Le monde du rap et des cultures populaires francophones s’est réuni le 11 mai dernier au théâtre du Châtelet, à l’occasion de la première cérémonie des Flammes. Des grands noms de la musique francophone étaient présents, de Aya Nakamura à Orelsan en passant par Tiakola et Damso. Cet évènement est né d’une initiative commune entre Booska P et Yard, deux médias qui couvrent la scène rap francophone. Le but étant de récompenser les artistes, labels, ainsi que les acteurs et actrices des cultures issues des quartiers populaires qui ne reçoivent que très peu de récompenses dans les cérémonies traditionnelles. Le fossé entre ces deux mondes n’a fait que s’agrandir ces dernières décennies avec des manques de respects réguliers à la culture Hip Hop qui sont restés dans les mémoires. Le plus marquant remonte à 1998, lorsque les têtes d’affiche du rap français qu’étaient NTM, MC Solar, Stomy Bugsy et Ärsenik se sont fait voler le prix de l’album rap/groove aux victoires de la musique par le groupe de variété Manau.

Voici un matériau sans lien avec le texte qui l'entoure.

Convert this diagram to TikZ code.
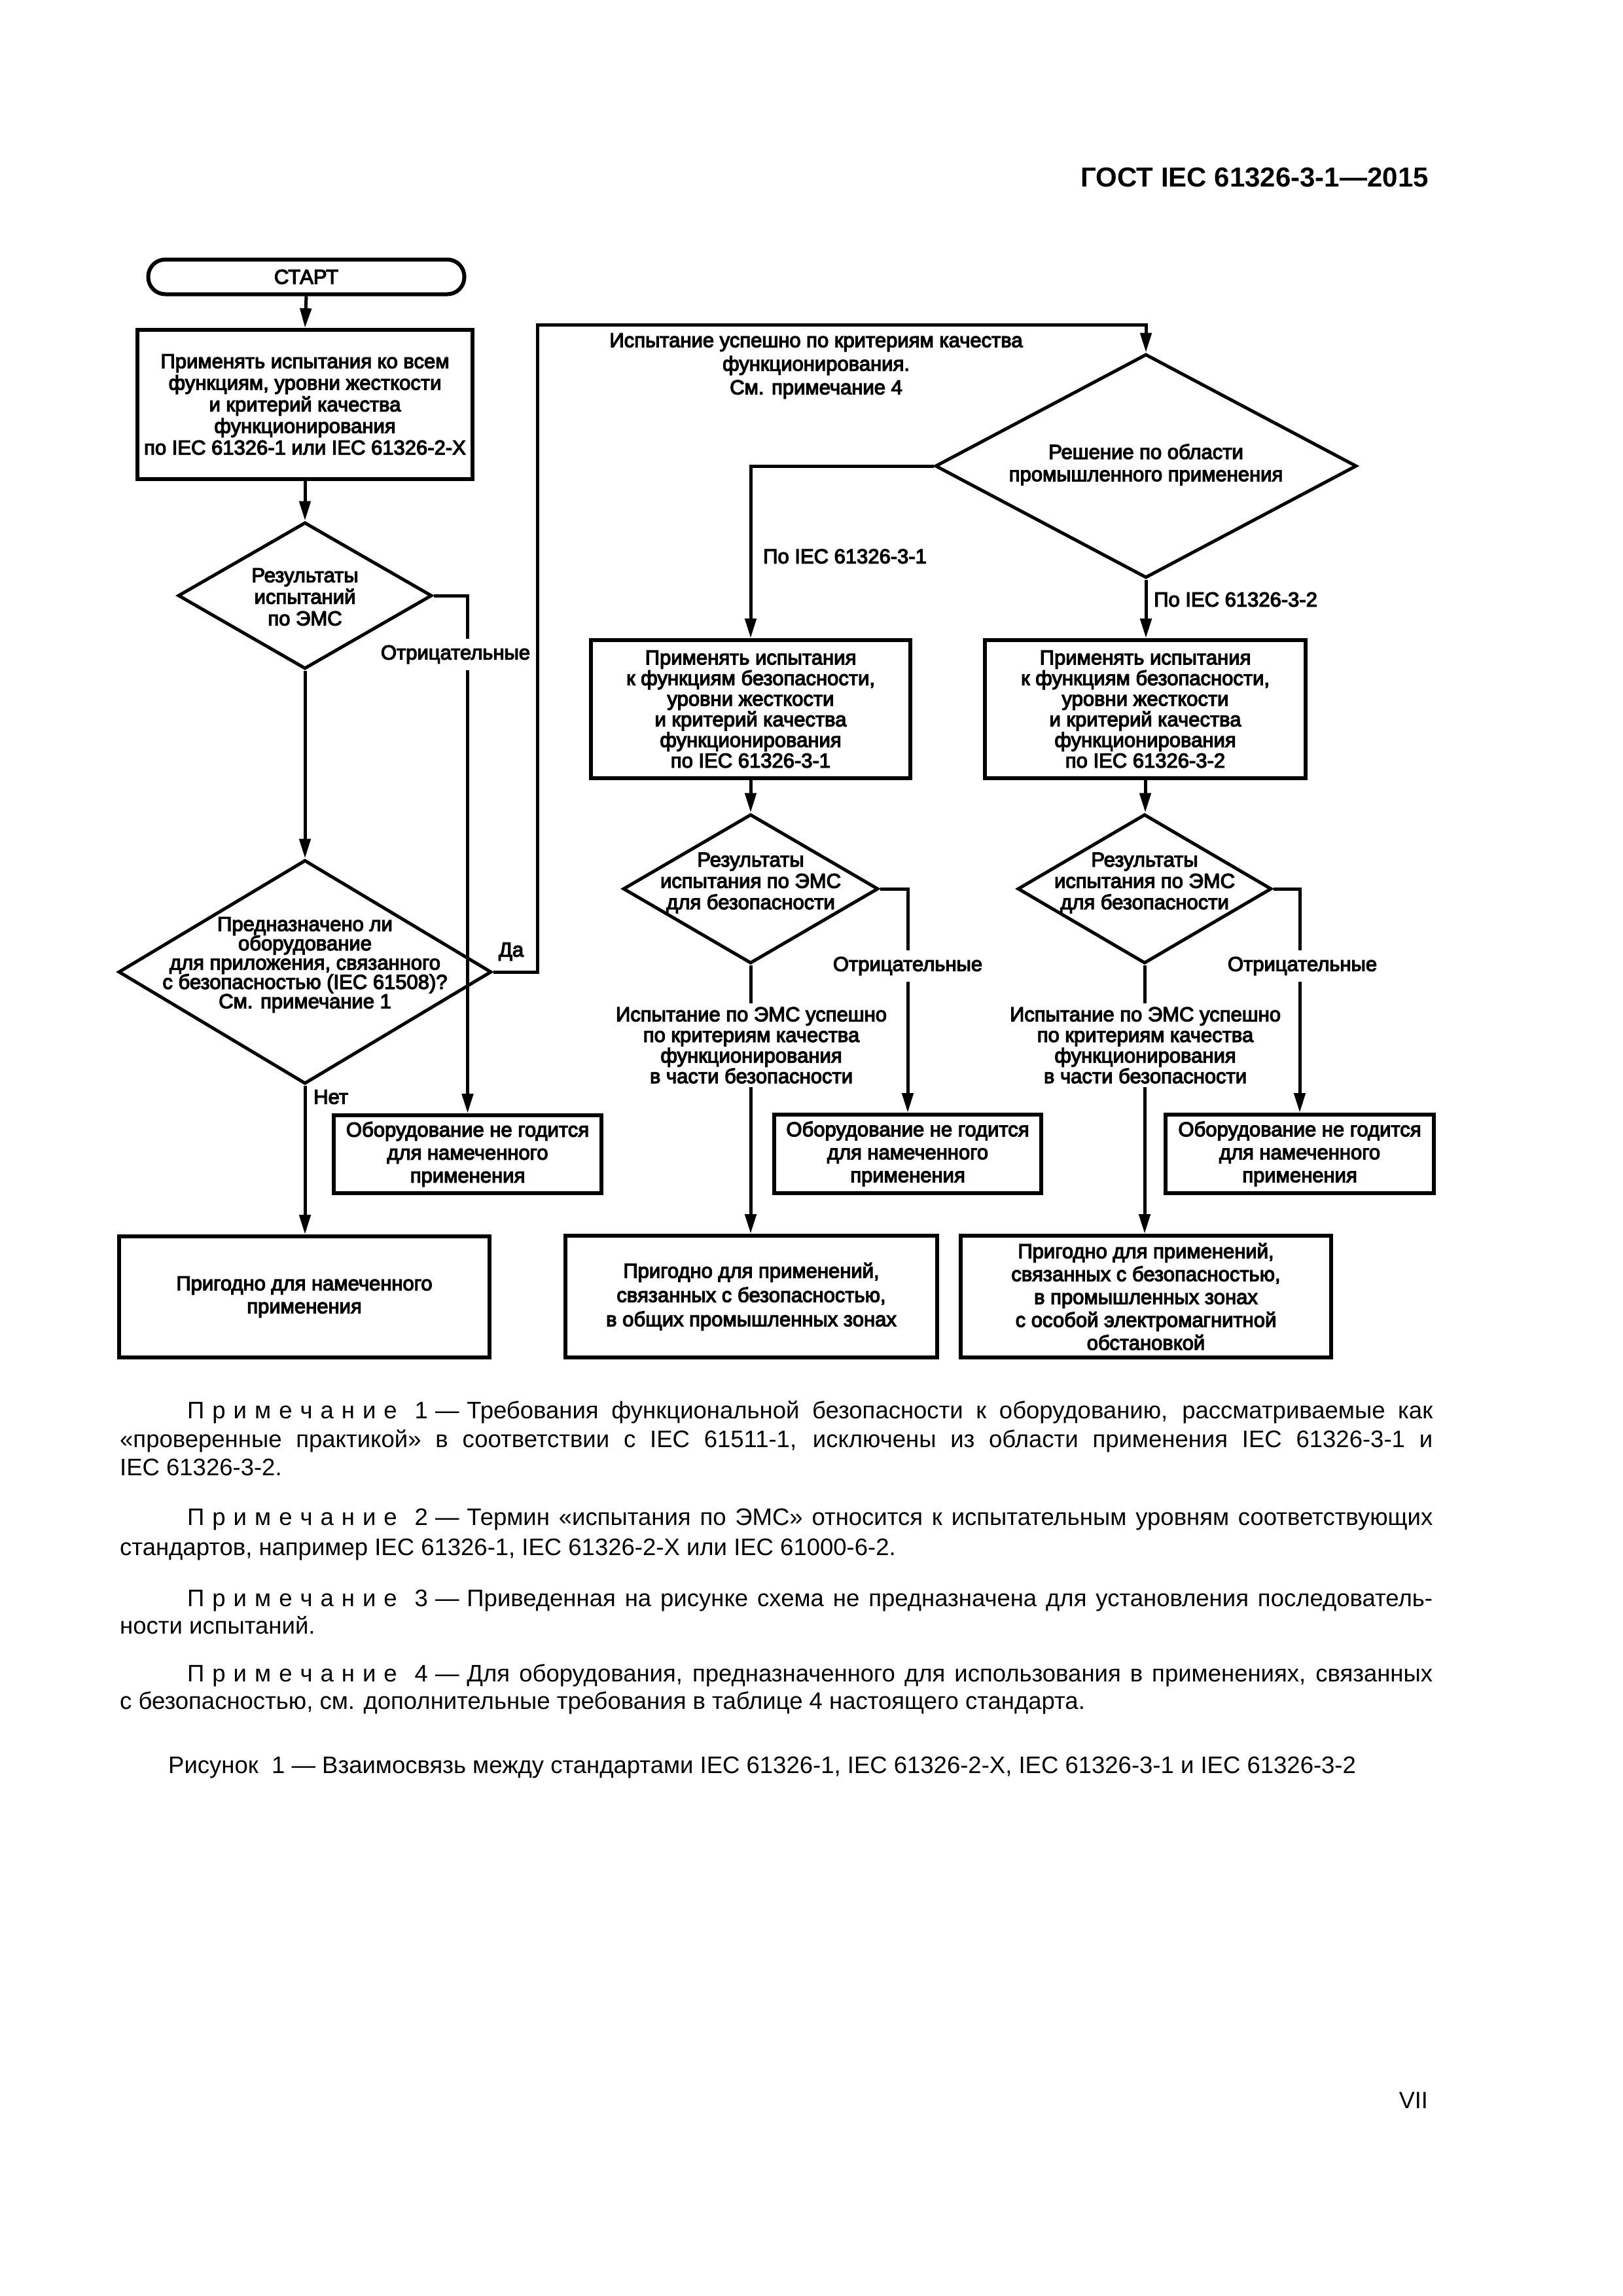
\documentclass[tikz,border=0pt]{standalone}
\usepackage{fontspec}
\setmainfont{Liberation Sans}
\newfontfamily\cf[FakeBold=4]{Liberation Sans}
\usetikzlibrary{arrows.meta,shapes.geometric}
\newcommand\lsp{\kern12pt}
\newcommand\primech{П\lsp р\lsp и\lsp м\lsp е\lsp ч\lsp а\lsp н\lsp и\lsp е}
\newcommand\notehead[1]{\primech\kern27pt#1\kern11pt—\kern12pt}
\tikzset{
  conn/.style={line width=5pt,-{Triangle[length=30pt,width=17pt]}},
  boxnode/.style={draw,line width=6pt,align=center,inner sep=0pt,font=\cf\fontsize{31}{35}\selectfont},
  termnode/.style={boxnode,rounded corners=26pt},
  dia/.style={draw,diamond,line width=5pt,inner sep=0pt},
  txt/.style={align=center,inner sep=0pt,font=\cf\fontsize{31}{33}\selectfont},
  lbl/.style={fill=white,inner xsep=3pt,inner ysep=10pt,align=center,font=\cf\fontsize{31}{33}\selectfont},
  note/.style={anchor=base west,inner sep=0pt,font=\fontsize{36.5}{42}\selectfont},
}
\begin{document}
\begin{tikzpicture}[x=1pt,y=-1pt]
\useasboundingbox (0,0) rectangle (2480,3508);
% header and page number
\node[anchor=base east,inner sep=0pt,font=\bfseries\fontsize{42}{50}\selectfont] (hdr) at (2183,285) {ГОСТ IEC 61326-3-1—2015};
\node[anchor=base east,inner sep=0pt,font=\fontsize{36}{40}\selectfont] (pg) at (2182,3221) {VII};

% left column
\node[termnode,minimum width=483pt,minimum height=53pt] (start) at (468,423) {СТАРТ};
\node[boxnode,minimum width=512pt,minimum height=228pt,font=\cf\fontsize{31}{33}\selectfont] (box1) at (466,618)
  {Применять испытания ко всем\\функциям, уровни жесткости\\и критерий качества\\функционирования\\по IEC 61326-1 или IEC 61326-2-X};
\node[dia,minimum width=388pt,minimum height=224pt] (d1) at (466,910) {};
\node[txt] (d1t) at (466,912) {Результаты\\испытаний\\по ЭМС};
\node[dia,minimum width=570pt,minimum height=342pt] (d2) at (466,1485) {};
\node[txt,font=\cf\fontsize{31}{29.5}\selectfont] (d2t) at (466,1474) {Предназначено ли\\оборудование\\для приложения, связанного\\с безопасностью (IEC 61508)?\\См. примечание 1};
\node[boxnode,minimum width=409pt,minimum height=119pt] (n1) at (714.5,1763.5) {Оборудование не годится\\для намеченного\\применения};
\node[boxnode,minimum width=566pt,minimum height=185pt] (p1) at (465,1981.5) {Пригодно для намеченного\\применения};

% right part
\node[dia,minimum width=644pt,minimum height=342pt] (d3) at (1751,712) {};
\node[txt,font=\cf\fontsize{31}{34}\selectfont] (d3t) at (1751,710) {Решение по области\\промышленного применения};
\node[boxnode,minimum width=488pt,minimum height=211pt,font=\cf\fontsize{31}{31.5}\selectfont] (a2) at (1147,1083.5)
  {Применять испытания\\к функциям безопасности,\\уровни жесткости\\и критерий качества\\функционирования\\по IEC 61326-3-1};
\node[boxnode,minimum width=490pt,minimum height=211pt,font=\cf\fontsize{31}{31.5}\selectfont] (a3) at (1750,1083.5)
  {Применять испытания\\к функциям безопасности,\\уровни жесткости\\и критерий качества\\функционирования\\по IEC 61326-3-2};
\node[dia,minimum width=390pt,minimum height=228pt] (d4) at (1147,1358) {};
\node[txt,font=\cf\fontsize{31}{32.5}\selectfont] (d4t) at (1147,1349) {Результаты\\испытания по ЭМС\\для безопасности};
\node[dia,minimum width=388pt,minimum height=228pt] (d5) at (1749,1358) {};
\node[txt,font=\cf\fontsize{31}{32.5}\selectfont] (d5t) at (1749,1349) {Результаты\\испытания по ЭМС\\для безопасности};
\node[boxnode,minimum width=408pt,minimum height=120pt] (n2) at (1387,1763) {Оборудование не годится\\для намеченного\\применения};
\node[boxnode,minimum width=410pt,minimum height=120pt] (n3) at (1986,1763) {Оборудование не годится\\для намеченного\\применения};
\node[boxnode,minimum width=568pt,minimum height=186pt,font=\cf\fontsize{31}{37}\selectfont] (p2) at (1148,1981)
  {Пригодно для применений,\\связанных с безопасностью,\\в общих промышленных зонах};
\node[boxnode,minimum width=566pt,minimum height=186pt] (p3) at (1751,1981)
  {Пригодно для применений,\\связанных с безопасностью,\\в промышленных зонах\\с особой электромагнитной\\обстановкой};

% connectors
\coordinate (datop) at (821,496);
\draw[conn] (start.south) -- (box1.north);
\draw[conn] (box1.south) -- (d1.north);
\draw[conn] (d1.south) -- (d2.north);
\draw[conn] (d1.east) -| (n1.north);
\draw[conn] (d2.east) -| (datop) -| (d3.north);
\draw[conn] (d2.south) -- (d2.south |- p1.north);
\draw[conn] (d3.west) -| (a2.north);
\draw[conn] (d3.south) -- (d3.south |- a3.north);
\draw[conn] (a2.south) -- (a2.south |- d4.north);
\draw[conn] (a3.south) -- (a3.south |- d5.north);
\draw[conn] (d4.east) -| (n2.north);
\draw[conn] (d5.east) -| (n3.north);
\draw[conn] (d4.south) -- (d4.south |- p2.north);
\draw[conn] (d5.south) -- (d5.south |- p3.north);

% labels
\node[lbl] (neg1) at (696,1000) {Отрицательные};
\node[txt] (da) at (781,1454) {Да};
\node[txt,anchor=west] (net) at (479,1676) {Нет};
\node[txt,font=\cf\fontsize{31}{36}\selectfont] (succ) at (1247,559) {Испытание успешно по критериям качества\\функционирования.\\См. примечание 4};
\node[txt,anchor=west] (l31) at (1166,850) {По IEC 61326-3-1};
\node[txt,anchor=west] (l32) at (1763,916) {По IEC 61326-3-2};
\node[lbl] (neg2) at (1387,1476) {Отрицательные};
\node[lbl] (neg3) at (1990,1476) {Отрицательные};
\node[lbl,inner ysep=6pt,font=\cf\fontsize{31}{31.5}\selectfont] (ok2) at (1148,1597) {Испытание по ЭМС успешно\\по критериям качества\\функционирования\\в части безопасности};
\node[lbl,inner ysep=6pt,font=\cf\fontsize{31}{31.5}\selectfont] (ok3) at (1750,1597) {Испытание по ЭМС успешно\\по критериям качества\\функционирования\\в части безопасности};

% notes
\node[note] (n1a) at (286,2167) {\makebox[1903pt][s]{\notehead{1}Требования функциональной безопасности к оборудованию, рассматриваемые как}};
\node[note] (n1b) at (183,2211) {\makebox[2006pt][s]{«проверенные практикой» в соответствии с IEC 61511-1, исключены из области применения IEC 61326-3-1 и}};
\node[note] (n1c) at (183,2254) {IEC 61326-3-2.};
\node[note] (n2a) at (286,2330) {\makebox[1903pt][s]{\notehead{2}Термин «испытания по ЭМС» относится к испытательным уровням соответствующих}};
\node[note] (n2b) at (183,2376) {стандартов, например IEC 61326-1, IEC 61326-2-X или IEC 61000-6-2.};
\node[note] (n3a) at (286,2454) {\makebox[1903pt][s]{\notehead{3}Приведенная на рисунке схема не предназначена для установления последователь-}};
\node[note] (n3b) at (183,2496) {ности испытаний.};
\node[note] (n4a) at (286,2569) {\makebox[1903pt][s]{\notehead{4}Для оборудования, предназначенного для использования в применениях, связанных}};
\node[note] (n4b) at (183,2611) {с безопасностью, см. дополнительные требования в таблице 4 настоящего стандарта.};
\node[note] (cap) at (257,2709) {Рисунок\ \ 1 — Взаимосвязь между стандартами IEC 61326-1, IEC 61326-2-X, IEC 61326-3-1 и IEC 61326-3-2};
\end{tikzpicture}
\end{document}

Depuis, seuls des artistes devenus plus pop comme Orelsan et Bigflo et Oli peuvent se targuer de représenter régulièrement les cultures populaires aux victoires de la musique ou aux NRJ Music Awards. Pourtant, ces cultures sont ultra dominantes, comme en témoigne la liste des artistes les plus écoutés en France en 2022 sur Spotify. Jul, Ninho et Gazo arrivent en tête, suivi de 5 autres rappeurs exposant la domination musicale de ces cultures populaires. Comment le monde de la musique française peut-il encore snober ces stars pour mettre en avant des artistes de variétés touchant un public moins large ?
C’est devant ce paradoxe que les organisateurs de l’évènement ont pris conscience de l’opportunité qu’ils avaient en élaborant cette cérémonie, redonner à ces cultures ce qui leur appartient. ‘Une cérémonie pour nous, par nous’ comme ont pu dire certains invités, qui récompense les rappeurs mais aussi le RnB, la musique caribéenne ou encore la rumba congolaise. Pourtant, Yard et Booska P auraient pu être refroidis par les premières tentatives de cérémonies dédiées au rap tel que Trace Urban ou encore l’année du Hip Hop qui n’avaient pas fait l’unanimité. Les Flammes ont été animées par Fadily Camara et Driver, vue par beaucoup comme une encyclopédie du rap. La première Edition des Flammes a remis 21 prix allant de l’album rap de l’année au meilleur clip, en passant par la Flamme éternelle remis au Rat Luciano pour sa carrière légendaire. Le système de vote prenait en compte les votes du public ainsi que l’avis d’acteurs du monde des musiques Hip Hop. D’autres anciens du milieu ont été mis à l’honneur tel que Mac Tyer. La légende de Seine Saint Denis a eu l’occasion d’interpréter son couplet issu de 93 Hardcore, offrant une séquence iconique durant laquelle une bonne partie de la salle s’est levée pour acclamer le Général. D’autres artistes ont eu l’occasion de performer et certains ont même interprété des morceaux en exclusivité comme Gazo et Damso qui ont chanté La Rue, avant de le rendre disponible sur les plateformes de téléchargements.
Les critiques sur la cérémonie sont dans l’ensemble plutôt positives même si certains signalent un léger manque de réaction du public. Le point fort s’avère être les performances sur scène qui ont marqué les esprits, a l’image de celle de Shay accompagnée de danseuses et qui finira sa prestation en haut d’un faux immeuble érigé sur scène. Les fans ont pu suivre la cérémonie sur la chaine Youtube de Booska-P, sur la chaine Twitch de Maxime Biaggi, ainsi qu’en différé sur W9. La retransmission du live sur Youtube à dépassé le million de vues, symbolisant la réussite de cette première édition. Le monde de la musique des cultures populaires espère que les Flammes vont parvenir à perdurer et à s’imposer comme un rendez-vous incontournable de la culture Hip Hop francophone.